Copy word for word the lines in the records below, starting at the line with "Generate a web" and ending at the line with "const yTicks = [1, 2, 3, 4, 5];". Skip the pictures.

Data in this exercise:
===

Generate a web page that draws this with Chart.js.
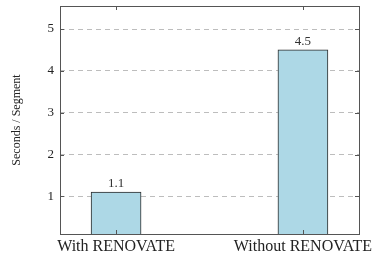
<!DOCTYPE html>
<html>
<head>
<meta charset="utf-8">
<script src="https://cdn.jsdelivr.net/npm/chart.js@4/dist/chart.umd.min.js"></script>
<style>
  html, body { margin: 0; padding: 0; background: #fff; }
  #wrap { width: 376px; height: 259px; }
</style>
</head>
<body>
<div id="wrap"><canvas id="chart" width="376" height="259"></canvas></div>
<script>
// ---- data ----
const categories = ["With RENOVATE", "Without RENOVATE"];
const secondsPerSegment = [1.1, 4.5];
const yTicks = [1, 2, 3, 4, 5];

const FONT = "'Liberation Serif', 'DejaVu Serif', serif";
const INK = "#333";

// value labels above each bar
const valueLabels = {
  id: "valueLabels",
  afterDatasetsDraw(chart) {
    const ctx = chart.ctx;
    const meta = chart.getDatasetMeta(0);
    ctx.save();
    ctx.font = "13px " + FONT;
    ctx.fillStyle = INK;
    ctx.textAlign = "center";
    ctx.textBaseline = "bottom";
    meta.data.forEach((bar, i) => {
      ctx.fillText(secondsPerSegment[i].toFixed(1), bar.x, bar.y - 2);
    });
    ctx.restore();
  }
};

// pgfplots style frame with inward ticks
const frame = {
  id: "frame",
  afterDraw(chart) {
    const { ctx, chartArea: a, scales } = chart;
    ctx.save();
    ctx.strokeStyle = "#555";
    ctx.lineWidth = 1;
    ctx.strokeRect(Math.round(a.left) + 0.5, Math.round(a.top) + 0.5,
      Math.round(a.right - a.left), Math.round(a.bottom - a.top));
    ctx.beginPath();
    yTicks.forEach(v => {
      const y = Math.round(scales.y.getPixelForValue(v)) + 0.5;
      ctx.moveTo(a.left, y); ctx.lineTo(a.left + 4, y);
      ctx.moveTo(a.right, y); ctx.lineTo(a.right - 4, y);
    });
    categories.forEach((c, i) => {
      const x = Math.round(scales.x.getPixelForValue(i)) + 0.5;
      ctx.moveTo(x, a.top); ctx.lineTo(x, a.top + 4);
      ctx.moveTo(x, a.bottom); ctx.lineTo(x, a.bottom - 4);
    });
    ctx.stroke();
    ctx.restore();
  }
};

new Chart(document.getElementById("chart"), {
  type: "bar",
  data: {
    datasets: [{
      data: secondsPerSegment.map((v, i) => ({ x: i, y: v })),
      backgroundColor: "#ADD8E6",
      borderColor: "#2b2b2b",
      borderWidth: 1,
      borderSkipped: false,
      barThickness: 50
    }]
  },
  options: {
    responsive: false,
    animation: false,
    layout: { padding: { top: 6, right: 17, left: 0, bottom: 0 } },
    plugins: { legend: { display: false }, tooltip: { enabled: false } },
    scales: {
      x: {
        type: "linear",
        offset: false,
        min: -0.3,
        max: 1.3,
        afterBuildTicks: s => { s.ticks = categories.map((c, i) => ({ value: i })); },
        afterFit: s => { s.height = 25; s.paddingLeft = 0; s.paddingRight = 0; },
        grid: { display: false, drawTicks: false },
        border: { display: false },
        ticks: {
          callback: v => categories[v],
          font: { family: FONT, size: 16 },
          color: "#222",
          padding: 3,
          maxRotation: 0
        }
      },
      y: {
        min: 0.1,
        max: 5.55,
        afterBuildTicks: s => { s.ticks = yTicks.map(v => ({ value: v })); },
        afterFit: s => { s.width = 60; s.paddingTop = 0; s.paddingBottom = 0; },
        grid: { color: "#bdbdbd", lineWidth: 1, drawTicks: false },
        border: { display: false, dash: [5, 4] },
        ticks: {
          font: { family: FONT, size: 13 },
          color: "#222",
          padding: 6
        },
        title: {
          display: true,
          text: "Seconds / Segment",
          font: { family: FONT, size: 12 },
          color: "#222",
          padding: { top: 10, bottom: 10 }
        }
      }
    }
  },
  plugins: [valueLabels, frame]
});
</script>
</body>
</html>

===

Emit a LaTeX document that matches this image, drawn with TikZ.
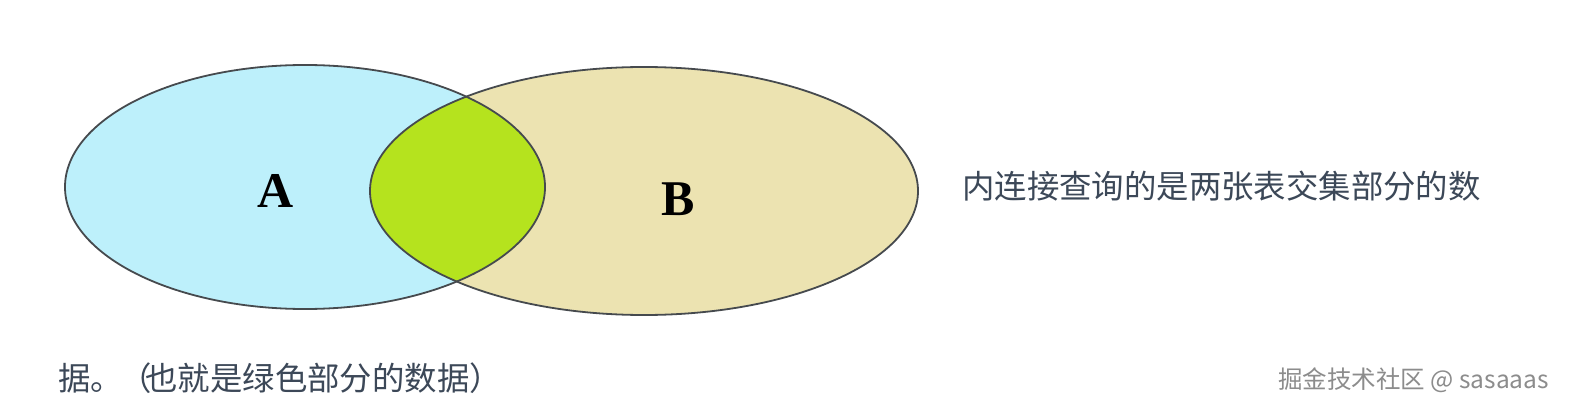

===

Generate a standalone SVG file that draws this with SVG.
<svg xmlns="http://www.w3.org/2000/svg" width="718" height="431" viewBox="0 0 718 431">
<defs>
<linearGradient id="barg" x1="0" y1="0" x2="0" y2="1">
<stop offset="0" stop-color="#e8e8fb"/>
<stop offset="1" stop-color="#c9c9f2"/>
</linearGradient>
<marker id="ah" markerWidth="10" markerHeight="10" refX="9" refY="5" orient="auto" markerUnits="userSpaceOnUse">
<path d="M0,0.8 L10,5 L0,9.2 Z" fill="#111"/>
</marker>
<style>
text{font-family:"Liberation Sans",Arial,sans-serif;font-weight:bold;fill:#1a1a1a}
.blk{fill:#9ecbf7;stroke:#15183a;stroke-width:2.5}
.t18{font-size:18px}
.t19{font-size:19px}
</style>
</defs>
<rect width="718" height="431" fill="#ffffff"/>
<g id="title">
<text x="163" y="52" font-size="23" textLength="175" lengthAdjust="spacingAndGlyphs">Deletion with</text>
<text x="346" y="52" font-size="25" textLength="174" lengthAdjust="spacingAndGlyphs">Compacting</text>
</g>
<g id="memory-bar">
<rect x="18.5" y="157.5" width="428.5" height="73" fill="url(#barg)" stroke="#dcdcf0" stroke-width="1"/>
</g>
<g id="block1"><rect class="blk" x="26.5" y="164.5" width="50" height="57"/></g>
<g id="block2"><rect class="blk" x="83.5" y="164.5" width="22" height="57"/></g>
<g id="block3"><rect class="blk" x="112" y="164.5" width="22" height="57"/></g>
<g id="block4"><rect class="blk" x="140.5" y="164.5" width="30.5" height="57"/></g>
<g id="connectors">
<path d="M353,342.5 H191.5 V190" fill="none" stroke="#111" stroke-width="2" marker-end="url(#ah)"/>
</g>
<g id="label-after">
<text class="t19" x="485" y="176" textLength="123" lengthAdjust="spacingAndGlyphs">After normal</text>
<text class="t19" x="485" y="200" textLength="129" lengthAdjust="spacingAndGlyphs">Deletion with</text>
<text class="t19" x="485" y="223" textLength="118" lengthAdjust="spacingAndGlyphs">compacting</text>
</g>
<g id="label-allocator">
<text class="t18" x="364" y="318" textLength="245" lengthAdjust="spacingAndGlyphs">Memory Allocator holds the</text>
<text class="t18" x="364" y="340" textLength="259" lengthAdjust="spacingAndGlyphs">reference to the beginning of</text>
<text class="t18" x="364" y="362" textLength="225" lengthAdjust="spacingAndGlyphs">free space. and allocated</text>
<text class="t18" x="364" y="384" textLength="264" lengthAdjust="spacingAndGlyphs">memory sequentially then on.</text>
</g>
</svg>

===

Output for this exercise:
Generate a web page that draws this with Chart.js.
<!DOCTYPE html>
<html>
<head>
<meta charset="utf-8">
<script src="https://cdn.jsdelivr.net/npm/chart.js@4/dist/chart.umd.min.js"></script>
<style>
  html, body { margin: 0; padding: 0; background: #fff; }
  #wrap { width: 376px; height: 259px; }
</style>
</head>
<body>
<div id="wrap"><canvas id="chart" width="376" height="259"></canvas></div>
<script>
// ---- data ----
const categories = ["With RENOVATE", "Without RENOVATE"];
const secondsPerSegment = [1.1, 4.5];
const yTicks = [1, 2, 3, 4, 5];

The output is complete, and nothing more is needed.